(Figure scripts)
================

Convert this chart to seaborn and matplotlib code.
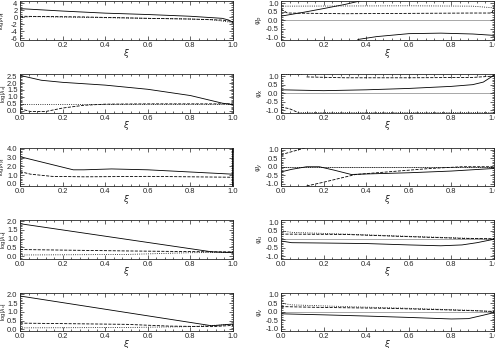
import matplotlib
matplotlib.use("Agg")
import matplotlib.pyplot as plt
import seaborn as sns
from matplotlib.ticker import AutoMinorLocator, MultipleLocator, FormatStrFormatter

sns.set_style("ticks")
plt.rcParams['font.family'] = ['Liberation Sans', 'DejaVu Sans']

# ---------------- data ----------------
# Row 1 left: log|lambda|
r1l_solid_x = [0.0, 0.2, 0.4, 0.6, 0.8, 0.95, 0.98, 1.0]
r1l_solid_y = [2.5, 1.8, 1.2, 0.8, 0.3, -0.3, -0.8, -1.5]
r1l_dash_x = [0.0, 0.3, 0.6, 0.8, 0.95, 1.0]
r1l_dash_y = [0.3, 0.1, -0.3, -0.5, -0.8, -1.2]
r1l_dot_x = [0.0, 0.05, 0.5, 0.8, 0.9, 1.0]
r1l_dot_y = [-0.1, 0.2, -0.2, -0.5, -0.7, -1.5]
# Row 1 right: phase
r1r_solid_a_x = [0.0, 0.1, 0.2, 0.3, 0.37]
r1r_solid_a_y = [0.24, 0.45, 0.68, 0.92, 1.12]
r1r_solid_b_x = [0.36, 0.45, 0.6, 0.75, 0.9, 1.0]
r1r_solid_b_y = [-1.12, -0.95, -0.78, -0.75, -0.8, -0.88]
r1r_dash_x = [0.0, 0.03, 0.3, 0.6, 0.9, 0.99, 1.0]
r1r_dash_y = [0.65, 0.42, 0.38, 0.4, 0.42, 0.42, 0.7]
r1r_dot_x = [0.0, 0.3, 0.6, 0.9, 1.0]
r1r_dot_y = [0.82, 0.83, 0.84, 0.82, 0.72]

# Row 2 left
r2l_solid_x = [0.0, 0.1, 0.2, 0.4, 0.6, 0.8, 0.95, 1.0]
r2l_solid_y = [2.55, 2.2, 2.05, 1.85, 1.55, 1.1, 0.55, 0.45]
r2l_dash_x = [0.0, 0.05, 0.12, 0.2, 0.3, 0.4, 0.6, 1.0]
r2l_dash_y = [0.15, -0.05, -0.05, 0.2, 0.4, 0.48, 0.5, 0.5]
r2l_dot_x = [0.0, 1.0]
r2l_dot_y = [0.5, 0.5]
# Row 2 right
r2r_solid_x = [0.0, 0.2, 0.4, 0.6, 0.8, 0.9, 0.95, 1.0]
r2r_solid_y = [0.2, 0.15, 0.2, 0.28, 0.4, 0.5, 0.65, 1.05]
r2r_dash_a_x = [0.12, 0.3, 0.6, 0.9, 1.0]
r2r_dash_a_y = [0.95, 0.9, 0.9, 0.92, 1.0]
r2r_dash_b_x = [0.0, 0.04, 0.08]
r2r_dash_b_y = [-0.8, -0.9, -1.12]
r2r_dot_a_x = [0.0, 0.1]
r2r_dot_a_y = [1.1, 1.1]
r2r_dot_b_x = [0.08, 1.0]
r2r_dot_b_y = [-1.1, -1.1]

# Row 3 left
r3l_solid_x = [0.0, 0.0, 0.05, 0.1, 0.2, 0.25, 0.3, 0.43, 0.6, 0.8, 1.0]
r3l_solid_y = [3.8, 3.1, 2.8, 2.5, 1.9, 1.6, 1.6, 1.7, 1.6, 1.35, 1.1]
r3l_dash_x = [0.0, 0.05, 0.15, 0.3, 0.6, 1.0]
r3l_dash_y = [1.4, 1.1, 0.85, 0.8, 0.85, 0.75]
r3l_edge_x = [1.0, 1.0]
r3l_edge_y = [-0.25, 4.15]
# Row 3 right
r3r_solid_x = [0.0, 0.05, 0.12, 0.18, 0.25, 0.33, 0.4, 0.6, 0.8, 1.0]
r3r_solid_y = [-0.3, -0.15, 0.0, 0.0, -0.2, -0.45, -0.42, -0.35, -0.25, -0.1]
r3r_dash_a_x = [0.0, 0.12]
r3r_dash_a_y = [0.7, 1.12]
r3r_dash_b_x = [0.12, 0.2, 0.3, 0.35, 0.5, 0.7, 0.85, 1.0]
r3r_dash_b_y = [-1.12, -0.9, -0.6, -0.45, -0.3, -0.1, 0.0, 0.0]
r3r_dot_x = [0.0, 1.0]
r3r_dot_y = [0.0, 0.0]

# Row 4 left
r4l_solid_x = [0.0, 0.9, 1.0]
r4l_solid_y = [1.85, 0.25, 0.2]
r4l_dash_x = [0.0, 0.5, 0.9, 1.0]
r4l_dash_y = [0.38, 0.3, 0.25, 0.25]
r4l_dot_x = [0.0, 0.5, 0.8, 1.0]
r4l_dot_y = [0.07, 0.1, 0.2, 0.22]
# Row 4 right
r4r_solid_x = [0.0, 0.05, 0.2, 0.4, 0.6, 0.75, 0.85, 0.92, 1.0]
r4r_solid_y = [-0.1, -0.2, -0.22, -0.25, -0.33, -0.38, -0.33, -0.2, 0.0]
r4r_dash_x = [0.0, 0.3, 0.6, 0.85, 1.0]
r4r_dash_y = [0.3, 0.28, 0.15, 0.05, 0.03]
r4r_dot_x = [0.0, 0.05, 0.3, 0.6, 0.85, 1.0]
r4r_dot_y = [0.5, 0.4, 0.3, 0.17, 0.07, 0.0]

# Row 5 left
r5l_solid_x = [0.0, 0.9, 1.0]
r5l_solid_y = [1.9, 0.2, 0.3]
r5l_dash_x = [0.0, 0.5, 0.7, 0.9, 1.0]
r5l_dash_y = [0.35, 0.28, 0.18, 0.15, 0.22]
r5l_dot_x = [0.0, 0.5, 0.8, 1.0]
r5l_dot_y = [0.08, 0.1, 0.15, 0.28]
# Row 5 right
r5r_solid_x = [0.0, 0.2, 0.4, 0.6, 0.8, 0.88, 0.95, 1.0]
r5r_solid_y = [-0.12, -0.18, -0.25, -0.33, -0.42, -0.4, -0.2, -0.05]
r5r_dash_x = [0.0, 0.2, 0.5, 0.8, 1.0]
r5r_dash_y = [0.3, 0.25, 0.2, 0.1, 0.02]
r5r_dot_x = [0.0, 0.05, 0.3, 0.6, 0.9, 1.0]
r5r_dot_y = [0.5, 0.4, 0.3, 0.2, 0.08, 0.0]

left_labels = [r"log|$\lambda_\rho$|", r"log|$\lambda_x$|", r"log|$\lambda_y$|",
               r"log|$\lambda_u$|", r"log|$\lambda_v$|"]
right_labels = [r"$\psi_\rho$", r"$\psi_x$", r"$\psi_y$", r"$\psi_u$", r"$\psi_v$"]
left_ylims = [(-6.4, 4.7), (-0.12, 2.65), (-0.25, 4.15), (-0.13, 2.06), (-0.1, 2.1)]
left_ymajor = [2, 0.5, 1, 0.5, 0.5]
left_yminor = [4, 5, 5, 5, 5]
xlabel = r"$\xi$"

# ---------------- layout ----------------
W, H = 495, 348
fig = plt.figure(figsize=(W / 100, H / 100), dpi=100)
tops = [1, 74, 147.5, 220, 292.5]
hgt = 38.5
AW = 213
FS = 5.4


def make_ax(xpx, top):
    return fig.add_axes([xpx / W, 1 - (top + hgt) / H, AW / W, hgt / H])


def style(ax, major, minor_n):
    ax.set_xlim(0, 1)
    ax.xaxis.set_major_locator(MultipleLocator(0.2))
    ax.xaxis.set_minor_locator(AutoMinorLocator(5))
    ax.yaxis.set_major_locator(MultipleLocator(major))
    ax.yaxis.set_minor_locator(AutoMinorLocator(minor_n))
    ax.tick_params(which='both', direction='in', top=True, right=True,
                   labelsize=FS, width=0.5, pad=1.8)
    ax.tick_params(which='major', length=3)
    ax.tick_params(which='minor', length=1.5)
    ax.xaxis.set_major_formatter(FormatStrFormatter('%.1f'))
    for s in ax.spines.values():
        s.set_linewidth(0.6)
    ax.set_xlabel(xlabel, fontsize=FS + 1)
    ax.xaxis.set_label_coords(0.5, -13.5 / hgt)
    ax.xaxis.label.set_va('center')


def line(ax, x, y, ls):
    sns.lineplot(x=x, y=y, ax=ax, color='k', linestyle=ls, linewidth=0.6,
                 sort=False, estimator=None, legend=False)


left_series = [
    [(r1l_solid_x, r1l_solid_y, '-'), (r1l_dash_x, r1l_dash_y, '--'), (r1l_dot_x, r1l_dot_y, ':')],
    [(r2l_solid_x, r2l_solid_y, '-'), (r2l_dash_x, r2l_dash_y, '--'), (r2l_dot_x, r2l_dot_y, ':')],
    [(r3l_solid_x, r3l_solid_y, '-'), (r3l_dash_x, r3l_dash_y, '--')],
    [(r4l_solid_x, r4l_solid_y, '-'), (r4l_dash_x, r4l_dash_y, '--'), (r4l_dot_x, r4l_dot_y, ':')],
    [(r5l_solid_x, r5l_solid_y, '-'), (r5l_dash_x, r5l_dash_y, '--'), (r5l_dot_x, r5l_dot_y, ':')],
]
right_series = [
    [(r1r_solid_a_x, r1r_solid_a_y, '-'), (r1r_solid_b_x, r1r_solid_b_y, '-'),
     (r1r_dash_x, r1r_dash_y, '--'), (r1r_dot_x, r1r_dot_y, ':')],
    [(r2r_solid_x, r2r_solid_y, '-'), (r2r_dash_a_x, r2r_dash_a_y, '--'),
     (r2r_dash_b_x, r2r_dash_b_y, '--'), (r2r_dot_a_x, r2r_dot_a_y, ':'),
     (r2r_dot_b_x, r2r_dot_b_y, ':')],
    [(r3r_solid_x, r3r_solid_y, '-'), (r3r_dash_a_x, r3r_dash_a_y, '--'),
     (r3r_dash_b_x, r3r_dash_b_y, '--'), (r3r_dot_x, r3r_dot_y, ':')],
    [(r4r_solid_x, r4r_solid_y, '-'), (r4r_dash_x, r4r_dash_y, '--'), (r4r_dot_x, r4r_dot_y, ':')],
    [(r5r_solid_x, r5r_solid_y, '-'), (r5r_dash_x, r5r_dash_y, '--'), (r5r_dot_x, r5r_dot_y, ':')],
]

for i in range(5):
    axl = make_ax(20, tops[i])
    style(axl, left_ymajor[i], left_yminor[i])
    for x, y, ls in left_series[i]:
        line(axl, x, y, ls)
    if i == 2:
        sns.lineplot(x=r3l_edge_x, y=r3l_edge_y, ax=axl, color='k', linewidth=2,
                     sort=False, estimator=None, legend=False)
    axl.set_ylim(*left_ylims[i])
    axl.set_ylabel(left_labels[i], fontsize=FS - 1.1)
    axl.yaxis.set_label_coords(-12.3 / AW, 0.5)
    if i == 0:
        axl.yaxis.set_major_formatter(FormatStrFormatter('%d'))
    else:
        axl.yaxis.set_major_formatter(FormatStrFormatter('%.1f'))

    axr = make_ax(281, tops[i])
    style(axr, 0.5, 5)
    axr.axhline(0.0, color='0.6', linewidth=0.6, zorder=0)
    for x, y, ls in right_series[i]:
        line(axr, x, y, ls)
    axr.set_ylim(-1.12, 1.12)
    axr.set_ylabel(right_labels[i], fontsize=FS)
    axr.yaxis.set_label_coords(-16 / AW, 0.5)
    axr.yaxis.set_major_formatter(FormatStrFormatter('%.1f'))

fig.savefig("out.png", dpi=100)
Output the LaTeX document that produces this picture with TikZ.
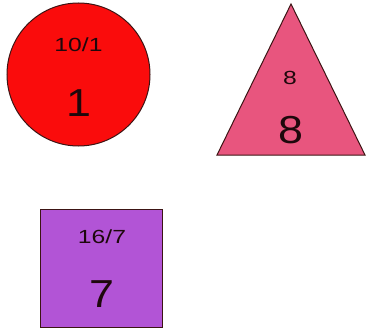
\documentclass[tikz,border=0pt]{standalone}
\usepackage{fontspec}
\setmainfont{Liberation Sans}
\definecolor{cred}{RGB}{250,12,12}
\definecolor{cpink}{RGB}{232,85,126}
\definecolor{cpurple}{RGB}{178,84,214}
\definecolor{cedge}{RGB}{60,20,20}
\definecolor{ctext}{RGB}{30,8,12}
\tikzset{
  shapeedge/.style={draw=cedge, line width=1pt},
  smalltxt/.style={font=\fontsize{19}{19}\selectfont, text=ctext, xscale=1.3, inner sep=0pt},
  bigtxt/.style={font=\fontsize{39}{39}\selectfont, text=ctext, xscale=1.15, inner sep=0pt}
}
\begin{document}
\begin{tikzpicture}[x=1pt,y=1pt]
\useasboundingbox (0,0) rectangle (366,-331);
% circle
\filldraw[shapeedge, fill=cred] (78.5,-74.5) circle (71.5);
\node[smalltxt] (c1) at (78.5,-45) {10/1};
\node[bigtxt] (c2) at (79,-103) {1};
% triangle
\filldraw[shapeedge, fill=cpink] (291,-4) -- (365,-155) -- (217,-155) -- cycle;
\node[smalltxt] (t1) at (290,-78) {8};
\node[bigtxt] (t2) at (291,-130) {8};
% square
\filldraw[shapeedge, fill=cpurple] (40,-209) rectangle (162,-327);
\node[smalltxt] (s1) at (102,-237) {16/7};
\node[bigtxt] (s2) at (102,-294) {7};
\end{tikzpicture}
\end{document}
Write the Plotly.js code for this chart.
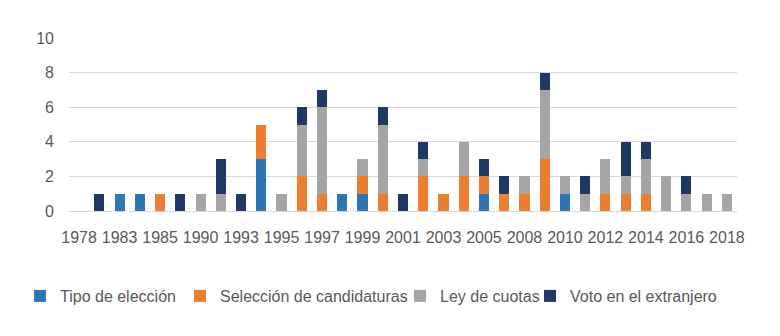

================

Task prompt: Copy nothing outside the span: please output the lines from the one with "Output the LaTeX" through the end of the entries above, and skip the pictures.

Answer to this task:
Output the LaTeX document that produces this picture with TikZ.
\documentclass[tikz,border=0pt]{standalone}
\usepackage{fontspec}
\setmainfont{Liberation Sans}
\definecolor{cred}{RGB}{250,12,12}
\definecolor{cpink}{RGB}{232,85,126}
\definecolor{cpurple}{RGB}{178,84,214}
\definecolor{cedge}{RGB}{60,20,20}
\definecolor{ctext}{RGB}{30,8,12}
\tikzset{
  shapeedge/.style={draw=cedge, line width=1pt},
  smalltxt/.style={font=\fontsize{19}{19}\selectfont, text=ctext, xscale=1.3, inner sep=0pt},
  bigtxt/.style={font=\fontsize{39}{39}\selectfont, text=ctext, xscale=1.15, inner sep=0pt}
}
\begin{document}
\begin{tikzpicture}[x=1pt,y=1pt]
\useasboundingbox (0,0) rectangle (366,-331);
% circle
\filldraw[shapeedge, fill=cred] (78.5,-74.5) circle (71.5);
\node[smalltxt] (c1) at (78.5,-45) {10/1};
\node[bigtxt] (c2) at (79,-103) {1};
% triangle
\filldraw[shapeedge, fill=cpink] (291,-4) -- (365,-155) -- (217,-155) -- cycle;
\node[smalltxt] (t1) at (290,-78) {8};
\node[bigtxt] (t2) at (291,-130) {8};
% square
\filldraw[shapeedge, fill=cpurple] (40,-209) rectangle (162,-327);
\node[smalltxt] (s1) at (102,-237) {16/7};
\node[bigtxt] (s2) at (102,-294) {7};
\end{tikzpicture}
\end{document}
Write the Plotly.js code for this chart.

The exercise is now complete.